> _What is expected_
All the records that follow need to be reproduced exactly. Omit the images.
+++ Data provided
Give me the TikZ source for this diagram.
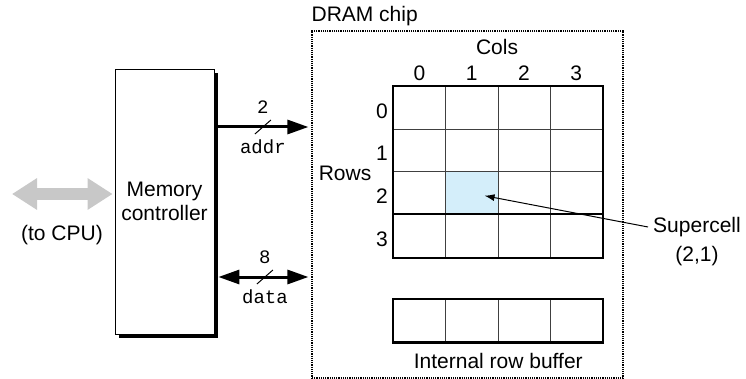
\documentclass[tikz,border=0pt]{standalone}
\usepackage{fontspec}
\setmainfont{Liberation Sans}
\setmonofont{Liberation Mono}
\usetikzlibrary{positioning,shapes,arrows.meta,shadows,calc}
\definecolor{cellblue}{RGB}{212,238,250}
\definecolor{busgray}{RGB}{200,200,200}

\begin{document}
\begin{tikzpicture}[x=1pt, y=-1pt,
    lbl/.style={font=\fontsize{21}{24}\selectfont, inner sep=0pt},
    code/.style={font=\fontsize{19}{22}\selectfont\ttfamily, inner sep=0pt},
    cell/.style={rectangle, draw=black!75, line width=0.8pt, minimum width=52.25pt, minimum height=42.75pt, inner sep=0pt, anchor=north west},
    ctrl/.style={rectangle, draw, line width=0.8pt, fill=white, minimum width=99pt, minimum height=265pt, align=center, font=\fontsize{21}{24}\selectfont,
        drop shadow={shadow xshift=4pt, shadow yshift=-4pt, fill=black, opacity=1}},
    chipbox/.style={rectangle, draw, dash pattern=on 1.2pt off 1pt, line width=1.2pt, minimum width=311pt, minimum height=347pt},
    bus/.style={line width=3pt, -{Triangle[length=21pt,width=14pt]}, shorten >=3pt},
    cpubus/.style={line width=12pt, draw=busgray, {Triangle[length=25pt,width=30pt]}-{Triangle[length=25pt,width=30pt]}, shorten >=2pt},
    slash/.style={line width=1pt}
]
    \useasboundingbox (0,0) rectangle (746,379);

    \node[ctrl] (mc) at (164.5,201.5) {Memory\\controller};
    \node[chipbox] (chip) at (467.5,204.5) {};
    \node[lbl, above right=4pt and 0pt of chip.north west] (chiplbl) {DRAM chip};

    % to the CPU
    \coordinate (cpu) at (12,194);
    \draw[cpubus] (cpu) -- (mc.west |- cpu);
    \node[lbl] (tocpu) at (62,235) {(to CPU)};

    % supercell array
    \foreach \r in {0,...,3} {
        \foreach \c in {0,...,3} {
            \node[cell] (c-\r-\c) at (393+52.25*\c, 86+42.75*\r) {};
        }
    }
    \node[cell, fill=cellblue] (c-2-1) at (393+52.25, 86+42.75*2) {};
    \draw[line width=2pt] (c-3-0.north west) -- (c-3-3.north east);
    \draw[line width=2.5pt] (c-0-0.north west) rectangle (c-3-3.south east);

    \foreach \c in {0,...,3} {
        \node[lbl, above=5pt of c-0-\c.north] (col-\c) {\c};
    }
    \foreach \r in {0,...,3} {
        \node[lbl, left=5pt of c-\r-0.west, yshift=-3pt] (row-\r) {\r};
    }
    \node[lbl] (cols) at (497,47) {Cols};
    \node[lbl] (rows) at (345,173) {Rows};

    % row buffer
    \foreach \c in {0,...,3} {
        \node[cell] (b-\c) at (393+52.25*\c, 299) {};
    }
    \draw[line width=2.5pt] (b-0.north west) rectangle (b-3.south east);
    \node[lbl, below=11pt of b-1.south east] (buflbl) {Internal row buffer};

    % buses
    \coordinate (addr) at (0,127);
    \coordinate (data) at (0,277);
    \draw[bus] (mc.east |- addr) -- coordinate[midway] (addrmid) (chip.west |- addr);
    \draw[slash] ($(addrmid)+(-8,7)$) -- ($(addrmid)+(8,-7)$);
    \node[code, above=13pt] (addrw) at (addrmid) {2};
    \node[code, below=13pt] (addrlbl) at (addrmid) {addr};

    \draw[bus, {Triangle[length=21pt,width=14pt]}-{Triangle[length=21pt,width=14pt]}]
        ($(mc.east |- data)+(4,0)$) -- coordinate[midway] (datamid) (chip.west |- data);
    \draw[slash] ($(datamid)+(-8,7)$) -- ($(datamid)+(8,-7)$);
    \node[code, above=13pt] (dataw) at (datamid) {8};
    \node[code, below=13pt] (datalbl) at (datamid) {data};

    % pointer to supercell
    \node[lbl] (super) at (697,227) {Supercell};
    \node[lbl, below=9pt of super] (superpos) {(2,1)};
    \draw[line width=1pt, -{Latex[length=10pt,width=7pt]}, shorten >=13pt]
        ([xshift=-5pt]super.west) -- (c-2-1.center);
\end{tikzpicture}
\end{document}
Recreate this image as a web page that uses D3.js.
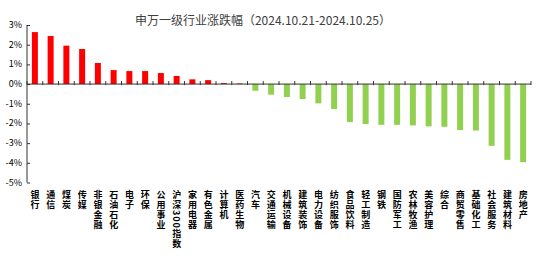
++++++
> _Reply to the task_
Give me the TikZ source for this diagram.
\documentclass[tikz,border=0pt]{standalone}
\usepackage{fontspec}
\setmainfont{Liberation Sans}
\setmonofont{Liberation Mono}
\usetikzlibrary{positioning,shapes,arrows.meta,shadows,calc}
\definecolor{cellblue}{RGB}{212,238,250}
\definecolor{busgray}{RGB}{200,200,200}

\begin{document}
\begin{tikzpicture}[x=1pt, y=-1pt,
    lbl/.style={font=\fontsize{21}{24}\selectfont, inner sep=0pt},
    code/.style={font=\fontsize{19}{22}\selectfont\ttfamily, inner sep=0pt},
    cell/.style={rectangle, draw=black!75, line width=0.8pt, minimum width=52.25pt, minimum height=42.75pt, inner sep=0pt, anchor=north west},
    ctrl/.style={rectangle, draw, line width=0.8pt, fill=white, minimum width=99pt, minimum height=265pt, align=center, font=\fontsize{21}{24}\selectfont,
        drop shadow={shadow xshift=4pt, shadow yshift=-4pt, fill=black, opacity=1}},
    chipbox/.style={rectangle, draw, dash pattern=on 1.2pt off 1pt, line width=1.2pt, minimum width=311pt, minimum height=347pt},
    bus/.style={line width=3pt, -{Triangle[length=21pt,width=14pt]}, shorten >=3pt},
    cpubus/.style={line width=12pt, draw=busgray, {Triangle[length=25pt,width=30pt]}-{Triangle[length=25pt,width=30pt]}, shorten >=2pt},
    slash/.style={line width=1pt}
]
    \useasboundingbox (0,0) rectangle (746,379);

    \node[ctrl] (mc) at (164.5,201.5) {Memory\\controller};
    \node[chipbox] (chip) at (467.5,204.5) {};
    \node[lbl, above right=4pt and 0pt of chip.north west] (chiplbl) {DRAM chip};

    % to the CPU
    \coordinate (cpu) at (12,194);
    \draw[cpubus] (cpu) -- (mc.west |- cpu);
    \node[lbl] (tocpu) at (62,235) {(to CPU)};

    % supercell array
    \foreach \r in {0,...,3} {
        \foreach \c in {0,...,3} {
            \node[cell] (c-\r-\c) at (393+52.25*\c, 86+42.75*\r) {};
        }
    }
    \node[cell, fill=cellblue] (c-2-1) at (393+52.25, 86+42.75*2) {};
    \draw[line width=2pt] (c-3-0.north west) -- (c-3-3.north east);
    \draw[line width=2.5pt] (c-0-0.north west) rectangle (c-3-3.south east);

    \foreach \c in {0,...,3} {
        \node[lbl, above=5pt of c-0-\c.north] (col-\c) {\c};
    }
    \foreach \r in {0,...,3} {
        \node[lbl, left=5pt of c-\r-0.west, yshift=-3pt] (row-\r) {\r};
    }
    \node[lbl] (cols) at (497,47) {Cols};
    \node[lbl] (rows) at (345,173) {Rows};

    % row buffer
    \foreach \c in {0,...,3} {
        \node[cell] (b-\c) at (393+52.25*\c, 299) {};
    }
    \draw[line width=2.5pt] (b-0.north west) rectangle (b-3.south east);
    \node[lbl, below=11pt of b-1.south east] (buflbl) {Internal row buffer};

    % buses
    \coordinate (addr) at (0,127);
    \coordinate (data) at (0,277);
    \draw[bus] (mc.east |- addr) -- coordinate[midway] (addrmid) (chip.west |- addr);
    \draw[slash] ($(addrmid)+(-8,7)$) -- ($(addrmid)+(8,-7)$);
    \node[code, above=13pt] (addrw) at (addrmid) {2};
    \node[code, below=13pt] (addrlbl) at (addrmid) {addr};

    \draw[bus, {Triangle[length=21pt,width=14pt]}-{Triangle[length=21pt,width=14pt]}]
        ($(mc.east |- data)+(4,0)$) -- coordinate[midway] (datamid) (chip.west |- data);
    \draw[slash] ($(datamid)+(-8,7)$) -- ($(datamid)+(8,-7)$);
    \node[code, above=13pt] (dataw) at (datamid) {8};
    \node[code, below=13pt] (datalbl) at (datamid) {data};

    % pointer to supercell
    \node[lbl] (super) at (697,227) {Supercell};
    \node[lbl, below=9pt of super] (superpos) {(2,1)};
    \draw[line width=1pt, -{Latex[length=10pt,width=7pt]}, shorten >=13pt]
        ([xshift=-5pt]super.west) -- (c-2-1.center);
\end{tikzpicture}
\end{document}
Recreate this image as a web page that uses D3.js.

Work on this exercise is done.